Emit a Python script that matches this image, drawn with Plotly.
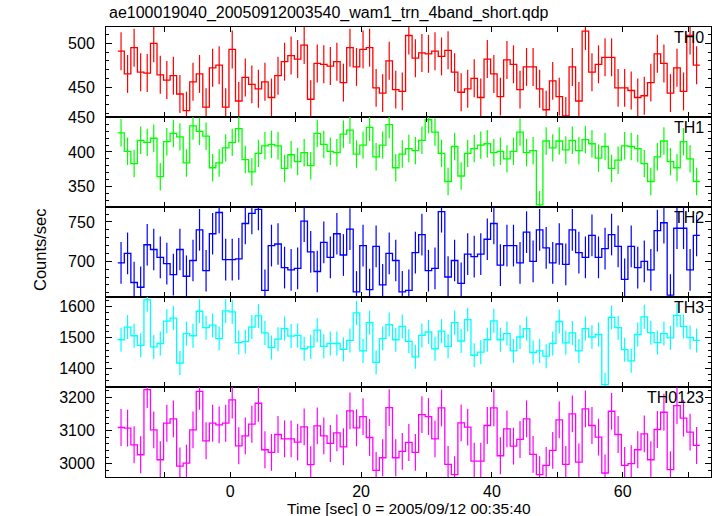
import numpy as np
import plotly.graph_objects as go
from plotly.subplots import make_subplots

# ---- data (1-s bins) ----
bin_start = -16.7
bin_width = 1.0

th0 = [491, 465, 495, 467, 466, 500, 464, 458, 463, 442,
       423, 456, 465, 427, 472, 475, 427, 493, 434, 461,
       453, 448, 456, 438, 463, 479, 486, 482, 498, 436,
       477, 476, 474, 479, 455, 495, 473, 493, 495, 449,
       443, 480, 447, 445, 509, 483, 489, 488, 491, 485,
       492, 467, 444, 448, 460, 438, 482, 465, 439, 481,
       476, 447, 473, 473, 448, 424, 457, 439, 417, 473,
       434, 514, 467, 476, 484, 484, 449, 449, 446, 438,
       440, 455, 488, 477, 443, 472, 445, 509, 475]
th1 = [428, 401, 383, 417, 414, 420, 364, 415, 427, 422,
       384, 438, 430, 423, 377, 384, 406, 414, 434, 389,
       371, 398, 409, 411, 409, 376, 396, 386, 399, 380,
       427, 411, 401, 399, 426, 432, 397, 410, 436, 393,
       410, 440, 377, 397, 405, 402, 417, 447, 429, 398,
       357, 408, 365, 398, 405, 410, 412, 399, 401, 390,
       401, 429, 399, 402, 323, 416, 406, 416, 403, 417,
       402, 418, 412, 391, 408, 376, 388, 409, 408, 405,
       383, 357, 393, 416, 386, 377, 415, 390, 357]
th2 = [698, 710, 673, 667, 721, 715, 705, 697, 683, 715,
       681, 701, 740, 688, 735, 762, 702, 702, 703, 748,
       761, 766, 663, 720, 722, 692, 689, 691, 751, 712,
       687, 724, 705, 735, 708, 741, 661, 720, 664, 719,
       670, 710, 701, 661, 663, 711, 734, 688, 691, 763,
       680, 701, 672, 709, 706, 709, 728, 748, 695, 720,
       720, 698, 737, 700, 740, 717, 698, 722, 696, 740,
       711, 705, 733, 705, 716, 734, 719, 677, 719, 692,
       700, 689, 739, 749, 657, 742, 742, 689, 733]
th3 = [1493, 1534, 1506, 1475, 1622, 1470, 1481, 1553, 1563, 1418,
       1513, 1506, 1585, 1532, 1540, 1497, 1586, 1583, 1484, 1487,
       1534, 1570, 1515, 1468, 1495, 1529, 1505, 1507, 1464, 1470,
       1524, 1472, 1481, 1481, 1462, 1491, 1580, 1457, 1548, 1420,
       1497, 1542, 1493, 1536, 1488, 1438, 1507, 1518, 1464, 1521,
       1472, 1548, 1489, 1558, 1443, 1453, 1493, 1554, 1493, 1513,
       1457, 1502, 1529, 1452, 1457, 1440, 1481, 1552, 1483, 1515,
       1457, 1529, 1502, 1510, 1348, 1565, 1532, 1461, 1425, 1510,
       1567, 1516, 1484, 1513, 1499, 1572, 1536, 1500, 1491]
th0123 = [3109, 3107, 3057, 3027, 3223, 3102, 3012, 3122, 3135, 2993,
          3002, 3102, 3218, 3069, 3122, 3117, 3122, 3192, 3054, 3084,
          3119, 3182, 3042, 3034, 3088, 3075, 3075, 3065, 3111, 2997,
          3114, 3084, 3061, 3093, 3051, 3159, 3108, 3142, 3079, 2980,
          3018, 3169, 3018, 3037, 3064, 3034, 3148, 3142, 3075, 3168,
          2998, 2967, 3123, 3110, 3008, 3008, 3115, 3168, 3024, 3105,
          3053, 3073, 3135, 3028, 2967, 2995, 3040, 3132, 2998, 3150,
          3005, 3165, 3115, 3080, 2972, 3158, 3088, 2995, 3000, 3042,
          3090, 3012, 3103, 3155, 2982, 3175, 3137, 3095, 3055]

panel_names = ["TH0", "TH1", "TH2", "TH3", "TH0123"]
panel_values = [th0, th1, th2, th3, th0123]
panel_errors = [21.7, 20.0, 26.5, 38.7, 55.5]
panel_colors = ["#ff0000", "#00ff00", "#0000ff", "#00ffff", "#ff00ff"]
y_ranges = [[415.7, 518.7], [319.8, 451.0], [654.6, 769.0], [1340.6, 1631.0], [2960.0, 3231.0]]
y_major = [50, 50, 50, 100, 100]
y_minor = [10, 10, 10, 20, 20]
x_range = [-19.0, 73.5]

title_text = "ae100019040_20050912003540_wam1_trn_4band_short.qdp"
x_title = "Time [sec] 0 = 2005/09/12 00:35:40"
y_title = "Counts/sec"

# ---- figure ----
W, H = 717, 516
L, R, T, B = 106, 6, 27, 39
PH = H - T - B
FONT = "Liberation Sans"

fig = make_subplots(rows=5, cols=1, shared_xaxes=True, vertical_spacing=0)

for i, (name, vals, err, col) in enumerate(zip(panel_names, panel_values, panel_errors, panel_colors)):
    v = np.array(vals, dtype=float)
    t = bin_start + bin_width * np.arange(len(v))
    xe = np.append(t - bin_width / 2, t[-1] + bin_width / 2)
    ye = np.append(v, v[-1])
    fig.add_trace(go.Scatter(x=t, y=v, mode="markers",
                             marker=dict(size=1, color=col),
                             error_y=dict(type="constant", value=err, thickness=1.2,
                                          width=0, color=col),
                             showlegend=False, hoverinfo="skip"), row=i + 1, col=1)
    fig.add_trace(go.Scatter(x=xe, y=ye, mode="lines", line_shape="hv",
                             line=dict(color=col, width=1.3),
                             showlegend=False, name=name), row=i + 1, col=1)
    fig.update_yaxes(row=i + 1, col=1, range=y_ranges[i], tick0=0, dtick=y_major[i],
                     ticks="inside", ticklen=6, tickwidth=1, tickcolor="black",
                     minor=dict(dtick=y_minor[i], tick0=0, ticks="inside", ticklen=3,
                                tickwidth=1, tickcolor="black", showgrid=False),
                     showline=True, linecolor="black", linewidth=1, mirror="ticks",
                     showgrid=False, zeroline=False, ticklabelstandoff=7,
                     tickfont=dict(family=FONT, size=16, color="black"))

fig.update_xaxes(range=x_range, tick0=0, dtick=20, ticks="inside", ticklen=5,
                 tickwidth=1, tickcolor="black",
                 minor=dict(dtick=10, tick0=0, ticks="inside", ticklen=5, tickwidth=1,
                            tickcolor="black", showgrid=False),
                 showline=True, linecolor="black", linewidth=1, mirror="ticks",
                 showgrid=False, zeroline=False, ticklabelstandoff=0,
                 tickfont=dict(family=FONT, size=16, color="black"))

annotations = []
annotations.append(dict(text=title_text, xref="paper", yref="paper", x=0, xshift=1,
                        y=1 + (T - 13) / PH,
                        xanchor="left", yanchor="middle", showarrow=False,
                        font=dict(family=FONT, size=16, color="black")))
annotations.append(dict(text=x_title, xref="paper", yref="paper", x=0.5, y=-(508 - (H - B)) / PH,
                        xanchor="center", yanchor="middle", showarrow=False,
                        font=dict(family=FONT, size=15.5, color="black")))
annotations.append(dict(text=y_title, xref="paper", yref="paper", x=(40 - L) / (W - L - R),
                        y=((H - B) - 250) / PH, xanchor="center", yanchor="middle",
                        textangle=-90, showarrow=False,
                        font=dict(family=FONT, size=16.5, color="black")))
for i, name in enumerate(panel_names):
    top_px = T + i * PH / 5
    annotations.append(dict(text=name, xref="paper", yref="paper", x=1, xshift=-5,
                            y=((H - B) - (top_px + 10.5)) / PH, xanchor="right",
                            yanchor="middle", showarrow=False,
                            font=dict(family=FONT, size=16, color="black")))

fig.update_layout(width=W, height=H, margin=dict(l=L, r=R, t=T, b=B),
                  paper_bgcolor="white", plot_bgcolor="white",
                  annotations=annotations, showlegend=False)

fig.write_html("out.html", config={"displayModeBar": False},
               post_script="document.body.style.margin='0';document.body.style.padding='0';")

--- --- ---

Problem requirements: Would you set down the listing exactly, omitting pictures?

Written answer:
Emit a Python script that matches this image, drawn with Plotly.
import numpy as np
import plotly.graph_objects as go
from plotly.subplots import make_subplots

# ---- data (1-s bins) ----
bin_start = -16.7
bin_width = 1.0

th0 = [491, 465, 495, 467, 466, 500, 464, 458, 463, 442,
       423, 456, 465, 427, 472, 475, 427, 493, 434, 461,
       453, 448, 456, 438, 463, 479, 486, 482, 498, 436,
       477, 476, 474, 479, 455, 495, 473, 493, 495, 449,
       443, 480, 447, 445, 509, 483, 489, 488, 491, 485,
       492, 467, 444, 448, 460, 438, 482, 465, 439, 481,
       476, 447, 473, 473, 448, 424, 457, 439, 417, 473,
       434, 514, 467, 476, 484, 484, 449, 449, 446, 438,
       440, 455, 488, 477, 443, 472, 445, 509, 475]
th1 = [428, 401, 383, 417, 414, 420, 364, 415, 427, 422,
       384, 438, 430, 423, 377, 384, 406, 414, 434, 389,
       371, 398, 409, 411, 409, 376, 396, 386, 399, 380,
       427, 411, 401, 399, 426, 432, 397, 410, 436, 393,
       410, 440, 377, 397, 405, 402, 417, 447, 429, 398,
       357, 408, 365, 398, 405, 410, 412, 399, 401, 390,
       401, 429, 399, 402, 323, 416, 406, 416, 403, 417,
       402, 418, 412, 391, 408, 376, 388, 409, 408, 405,
       383, 357, 393, 416, 386, 377, 415, 390, 357]
th2 = [698, 710, 673, 667, 721, 715, 705, 697, 683, 715,
       681, 701, 740, 688, 735, 762, 702, 702, 703, 748,
       761, 766, 663, 720, 722, 692, 689, 691, 751, 712,
       687, 724, 705, 735, 708, 741, 661, 720, 664, 719,
       670, 710, 701, 661, 663, 711, 734, 688, 691, 763,
       680, 701, 672, 709, 706, 709, 728, 748, 695, 720,
       720, 698, 737, 700, 740, 717, 698, 722, 696, 740,
       711, 705, 733, 705, 716, 734, 719, 677, 719, 692,
       700, 689, 739, 749, 657, 742, 742, 689, 733]
th3 = [1493, 1534, 1506, 1475, 1622, 1470, 1481, 1553, 1563, 1418,
       1513, 1506, 1585, 1532, 1540, 1497, 1586, 1583, 1484, 1487,
       1534, 1570, 1515, 1468, 1495, 1529, 1505, 1507, 1464, 1470,
       1524, 1472, 1481, 1481, 1462, 1491, 1580, 1457, 1548, 1420,
       1497, 1542, 1493, 1536, 1488, 1438, 1507, 1518, 1464, 1521,
       1472, 1548, 1489, 1558, 1443, 1453, 1493, 1554, 1493, 1513,
       1457, 1502, 1529, 1452, 1457, 1440, 1481, 1552, 1483, 1515,
       1457, 1529, 1502, 1510, 1348, 1565, 1532, 1461, 1425, 1510,
       1567, 1516, 1484, 1513, 1499, 1572, 1536, 1500, 1491]
th0123 = [3109, 3107, 3057, 3027, 3223, 3102, 3012, 3122, 3135, 2993,
          3002, 3102, 3218, 3069, 3122, 3117, 3122, 3192, 3054, 3084,
          3119, 3182, 3042, 3034, 3088, 3075, 3075, 3065, 3111, 2997,
          3114, 3084, 3061, 3093, 3051, 3159, 3108, 3142, 3079, 2980,
          3018, 3169, 3018, 3037, 3064, 3034, 3148, 3142, 3075, 3168,
          2998, 2967, 3123, 3110, 3008, 3008, 3115, 3168, 3024, 3105,
          3053, 3073, 3135, 3028, 2967, 2995, 3040, 3132, 2998, 3150,
          3005, 3165, 3115, 3080, 2972, 3158, 3088, 2995, 3000, 3042,
          3090, 3012, 3103, 3155, 2982, 3175, 3137, 3095, 3055]

panel_names = ["TH0", "TH1", "TH2", "TH3", "TH0123"]
panel_values = [th0, th1, th2, th3, th0123]
panel_errors = [21.7, 20.0, 26.5, 38.7, 55.5]
panel_colors = ["#ff0000", "#00ff00", "#0000ff", "#00ffff", "#ff00ff"]
y_ranges = [[415.7, 518.7], [319.8, 451.0], [654.6, 769.0], [1340.6, 1631.0], [2960.0, 3231.0]]
y_major = [50, 50, 50, 100, 100]
y_minor = [10, 10, 10, 20, 20]
x_range = [-19.0, 73.5]

title_text = "ae100019040_20050912003540_wam1_trn_4band_short.qdp"
x_title = "Time [sec] 0 = 2005/09/12 00:35:40"
y_title = "Counts/sec"

# ---- figure ----
W, H = 717, 516
L, R, T, B = 106, 6, 27, 39
PH = H - T - B
FONT = "Liberation Sans"

fig = make_subplots(rows=5, cols=1, shared_xaxes=True, vertical_spacing=0)

for i, (name, vals, err, col) in enumerate(zip(panel_names, panel_values, panel_errors, panel_colors)):
    v = np.array(vals, dtype=float)
    t = bin_start + bin_width * np.arange(len(v))
    xe = np.append(t - bin_width / 2, t[-1] + bin_width / 2)
    ye = np.append(v, v[-1])
    fig.add_trace(go.Scatter(x=t, y=v, mode="markers",
                             marker=dict(size=1, color=col),
                             error_y=dict(type="constant", value=err, thickness=1.2,
                                          width=0, color=col),
                             showlegend=False, hoverinfo="skip"), row=i + 1, col=1)
    fig.add_trace(go.Scatter(x=xe, y=ye, mode="lines", line_shape="hv",
                             line=dict(color=col, width=1.3),
                             showlegend=False, name=name), row=i + 1, col=1)
    fig.update_yaxes(row=i + 1, col=1, range=y_ranges[i], tick0=0, dtick=y_major[i],
                     ticks="inside", ticklen=6, tickwidth=1, tickcolor="black",
                     minor=dict(dtick=y_minor[i], tick0=0, ticks="inside", ticklen=3,
                                tickwidth=1, tickcolor="black", showgrid=False),
                     showline=True, linecolor="black", linewidth=1, mirror="ticks",
                     showgrid=False, zeroline=False, ticklabelstandoff=7,
                     tickfont=dict(family=FONT, size=16, color="black"))

fig.update_xaxes(range=x_range, tick0=0, dtick=20, ticks="inside", ticklen=5,
                 tickwidth=1, tickcolor="black",
                 minor=dict(dtick=10, tick0=0, ticks="inside", ticklen=5, tickwidth=1,
                            tickcolor="black", showgrid=False),
                 showline=True, linecolor="black", linewidth=1, mirror="ticks",
                 showgrid=False, zeroline=False, ticklabelstandoff=0,
                 tickfont=dict(family=FONT, size=16, color="black"))

annotations = []
annotations.append(dict(text=title_text, xref="paper", yref="paper", x=0, xshift=1,
                        y=1 + (T - 13) / PH,
                        xanchor="left", yanchor="middle", showarrow=False,
                        font=dict(family=FONT, size=16, color="black")))
annotations.append(dict(text=x_title, xref="paper", yref="paper", x=0.5, y=-(508 - (H - B)) / PH,
                        xanchor="center", yanchor="middle", showarrow=False,
                        font=dict(family=FONT, size=15.5, color="black")))
annotations.append(dict(text=y_title, xref="paper", yref="paper", x=(40 - L) / (W - L - R),
                        y=((H - B) - 250) / PH, xanchor="center", yanchor="middle",
                        textangle=-90, showarrow=False,
                        font=dict(family=FONT, size=16.5, color="black")))
for i, name in enumerate(panel_names):
    top_px = T + i * PH / 5
    annotations.append(dict(text=name, xref="paper", yref="paper", x=1, xshift=-5,
                            y=((H - B) - (top_px + 10.5)) / PH, xanchor="right",
                            yanchor="middle", showarrow=False,
                            font=dict(family=FONT, size=16, color="black")))

fig.update_layout(width=W, height=H, margin=dict(l=L, r=R, t=T, b=B),
                  paper_bgcolor="white", plot_bgcolor="white",
                  annotations=annotations, showlegend=False)

fig.write_html("out.html", config={"displayModeBar": False},
               post_script="document.body.style.margin='0';document.body.style.padding='0';")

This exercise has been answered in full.